| Exercise |
The required output consists solely of the lines from the top of the listing through the line containing "from matplotlib.lines import Line2D", transcribed exactly.

| Recorded data |

_____

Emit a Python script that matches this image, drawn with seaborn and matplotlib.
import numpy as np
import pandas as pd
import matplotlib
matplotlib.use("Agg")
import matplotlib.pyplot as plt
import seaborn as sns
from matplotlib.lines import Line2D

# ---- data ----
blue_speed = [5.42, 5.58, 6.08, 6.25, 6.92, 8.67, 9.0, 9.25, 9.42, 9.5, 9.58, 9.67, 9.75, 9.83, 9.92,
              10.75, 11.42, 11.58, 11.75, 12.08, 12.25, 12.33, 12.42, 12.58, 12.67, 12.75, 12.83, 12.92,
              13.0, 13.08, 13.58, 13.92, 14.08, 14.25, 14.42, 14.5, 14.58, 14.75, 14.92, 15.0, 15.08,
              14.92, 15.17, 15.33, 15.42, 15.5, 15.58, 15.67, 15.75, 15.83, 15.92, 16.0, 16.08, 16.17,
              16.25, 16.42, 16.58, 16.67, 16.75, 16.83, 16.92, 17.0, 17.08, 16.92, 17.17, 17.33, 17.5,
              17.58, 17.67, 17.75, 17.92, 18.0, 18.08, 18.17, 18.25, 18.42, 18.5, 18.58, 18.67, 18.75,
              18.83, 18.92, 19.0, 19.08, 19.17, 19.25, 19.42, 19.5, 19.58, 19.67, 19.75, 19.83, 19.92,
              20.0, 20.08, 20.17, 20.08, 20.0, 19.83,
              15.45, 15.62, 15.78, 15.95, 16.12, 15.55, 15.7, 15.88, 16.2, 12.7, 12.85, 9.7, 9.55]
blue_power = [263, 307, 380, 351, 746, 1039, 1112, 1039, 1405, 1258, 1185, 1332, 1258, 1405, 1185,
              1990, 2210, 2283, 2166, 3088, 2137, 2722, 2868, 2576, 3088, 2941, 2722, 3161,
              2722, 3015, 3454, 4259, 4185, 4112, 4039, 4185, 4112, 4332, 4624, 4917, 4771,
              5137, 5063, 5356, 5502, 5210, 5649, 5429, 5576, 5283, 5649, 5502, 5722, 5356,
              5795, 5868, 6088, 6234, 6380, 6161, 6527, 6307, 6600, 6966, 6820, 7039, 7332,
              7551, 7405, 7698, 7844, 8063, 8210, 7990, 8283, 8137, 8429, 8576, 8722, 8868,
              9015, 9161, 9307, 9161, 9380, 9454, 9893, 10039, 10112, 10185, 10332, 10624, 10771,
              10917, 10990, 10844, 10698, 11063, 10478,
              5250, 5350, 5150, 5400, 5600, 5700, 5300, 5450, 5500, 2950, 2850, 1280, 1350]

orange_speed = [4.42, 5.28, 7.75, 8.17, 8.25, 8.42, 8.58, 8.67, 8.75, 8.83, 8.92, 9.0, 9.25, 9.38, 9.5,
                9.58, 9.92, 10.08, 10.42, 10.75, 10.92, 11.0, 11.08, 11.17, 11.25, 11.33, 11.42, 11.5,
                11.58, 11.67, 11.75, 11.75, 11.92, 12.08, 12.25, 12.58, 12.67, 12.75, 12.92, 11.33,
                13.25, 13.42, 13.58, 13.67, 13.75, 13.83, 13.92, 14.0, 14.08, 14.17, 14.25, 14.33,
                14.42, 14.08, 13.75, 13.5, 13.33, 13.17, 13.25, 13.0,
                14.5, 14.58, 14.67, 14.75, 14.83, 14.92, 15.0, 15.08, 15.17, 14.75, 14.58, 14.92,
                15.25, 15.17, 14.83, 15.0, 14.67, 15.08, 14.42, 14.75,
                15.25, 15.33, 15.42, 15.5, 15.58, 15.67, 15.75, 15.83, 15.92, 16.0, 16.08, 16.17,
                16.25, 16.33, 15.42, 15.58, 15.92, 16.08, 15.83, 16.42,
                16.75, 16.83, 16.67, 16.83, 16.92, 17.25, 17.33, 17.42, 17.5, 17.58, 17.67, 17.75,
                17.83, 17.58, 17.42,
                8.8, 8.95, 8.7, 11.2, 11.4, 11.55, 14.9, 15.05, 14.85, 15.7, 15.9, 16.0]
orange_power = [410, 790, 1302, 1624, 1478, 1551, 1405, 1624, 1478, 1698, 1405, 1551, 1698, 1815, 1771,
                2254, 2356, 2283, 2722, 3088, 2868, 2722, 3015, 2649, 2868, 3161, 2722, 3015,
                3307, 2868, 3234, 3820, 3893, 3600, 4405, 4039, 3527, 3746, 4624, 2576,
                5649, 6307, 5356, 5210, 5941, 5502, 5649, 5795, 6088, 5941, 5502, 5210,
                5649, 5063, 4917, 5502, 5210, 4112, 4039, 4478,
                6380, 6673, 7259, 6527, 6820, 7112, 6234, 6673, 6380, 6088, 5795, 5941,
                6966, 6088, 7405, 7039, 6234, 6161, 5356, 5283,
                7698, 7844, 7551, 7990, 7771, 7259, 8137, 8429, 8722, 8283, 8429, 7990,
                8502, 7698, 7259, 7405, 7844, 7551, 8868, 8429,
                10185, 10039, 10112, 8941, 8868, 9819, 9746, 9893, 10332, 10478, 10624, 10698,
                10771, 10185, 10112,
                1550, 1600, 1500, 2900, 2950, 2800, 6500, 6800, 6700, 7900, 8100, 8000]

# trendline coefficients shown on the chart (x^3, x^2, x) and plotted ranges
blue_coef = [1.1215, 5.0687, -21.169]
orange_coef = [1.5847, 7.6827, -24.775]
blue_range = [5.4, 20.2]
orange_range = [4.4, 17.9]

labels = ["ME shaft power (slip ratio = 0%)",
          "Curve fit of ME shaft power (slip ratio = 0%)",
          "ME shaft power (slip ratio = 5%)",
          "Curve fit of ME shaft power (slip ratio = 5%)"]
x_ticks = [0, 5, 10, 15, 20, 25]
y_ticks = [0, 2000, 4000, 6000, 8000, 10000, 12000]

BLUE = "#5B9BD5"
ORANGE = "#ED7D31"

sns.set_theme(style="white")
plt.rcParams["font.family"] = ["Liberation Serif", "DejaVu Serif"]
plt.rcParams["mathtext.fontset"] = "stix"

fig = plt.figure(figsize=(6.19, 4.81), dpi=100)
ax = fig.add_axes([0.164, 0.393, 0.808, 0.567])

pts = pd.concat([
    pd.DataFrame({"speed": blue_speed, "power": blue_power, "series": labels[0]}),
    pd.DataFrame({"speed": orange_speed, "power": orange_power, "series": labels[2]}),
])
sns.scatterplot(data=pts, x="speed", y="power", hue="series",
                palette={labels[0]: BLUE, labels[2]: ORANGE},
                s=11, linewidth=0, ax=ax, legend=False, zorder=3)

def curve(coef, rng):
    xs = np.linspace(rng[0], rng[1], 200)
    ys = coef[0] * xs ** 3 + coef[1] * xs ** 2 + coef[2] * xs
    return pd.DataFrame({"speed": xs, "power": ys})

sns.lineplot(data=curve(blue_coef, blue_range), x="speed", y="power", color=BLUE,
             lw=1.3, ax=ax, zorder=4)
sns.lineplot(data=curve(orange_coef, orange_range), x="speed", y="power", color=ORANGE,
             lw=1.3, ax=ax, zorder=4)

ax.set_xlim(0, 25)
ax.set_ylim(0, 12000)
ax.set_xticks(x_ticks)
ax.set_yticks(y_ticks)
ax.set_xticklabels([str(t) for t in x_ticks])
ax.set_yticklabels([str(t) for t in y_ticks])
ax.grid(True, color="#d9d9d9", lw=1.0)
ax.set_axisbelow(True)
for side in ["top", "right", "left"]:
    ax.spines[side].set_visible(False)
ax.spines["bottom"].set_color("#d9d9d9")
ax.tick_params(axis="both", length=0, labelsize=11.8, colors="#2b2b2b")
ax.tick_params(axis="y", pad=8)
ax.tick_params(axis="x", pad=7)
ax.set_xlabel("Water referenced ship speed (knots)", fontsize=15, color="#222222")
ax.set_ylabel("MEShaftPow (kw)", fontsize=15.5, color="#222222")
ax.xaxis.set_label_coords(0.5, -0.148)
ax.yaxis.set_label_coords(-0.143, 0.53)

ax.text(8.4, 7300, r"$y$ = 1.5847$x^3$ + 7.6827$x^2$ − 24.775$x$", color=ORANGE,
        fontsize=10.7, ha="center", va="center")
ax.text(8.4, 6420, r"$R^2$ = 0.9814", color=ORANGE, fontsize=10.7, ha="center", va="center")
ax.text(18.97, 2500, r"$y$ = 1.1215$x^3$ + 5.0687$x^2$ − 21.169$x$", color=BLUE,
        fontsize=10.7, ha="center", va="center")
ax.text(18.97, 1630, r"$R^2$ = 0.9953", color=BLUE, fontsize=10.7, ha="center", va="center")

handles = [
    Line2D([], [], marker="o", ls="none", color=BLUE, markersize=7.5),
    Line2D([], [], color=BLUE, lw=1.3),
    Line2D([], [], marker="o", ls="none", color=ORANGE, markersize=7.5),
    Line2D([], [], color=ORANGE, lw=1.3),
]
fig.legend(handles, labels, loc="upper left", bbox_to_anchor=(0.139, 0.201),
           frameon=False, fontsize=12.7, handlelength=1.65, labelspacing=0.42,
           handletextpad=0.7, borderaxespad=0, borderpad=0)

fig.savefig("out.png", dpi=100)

_____

| Solution for this task |
Emit a Python script that matches this image, drawn with seaborn and matplotlib.
import numpy as np
import pandas as pd
import matplotlib
matplotlib.use("Agg")
import matplotlib.pyplot as plt
import seaborn as sns
from matplotlib.lines import Line2D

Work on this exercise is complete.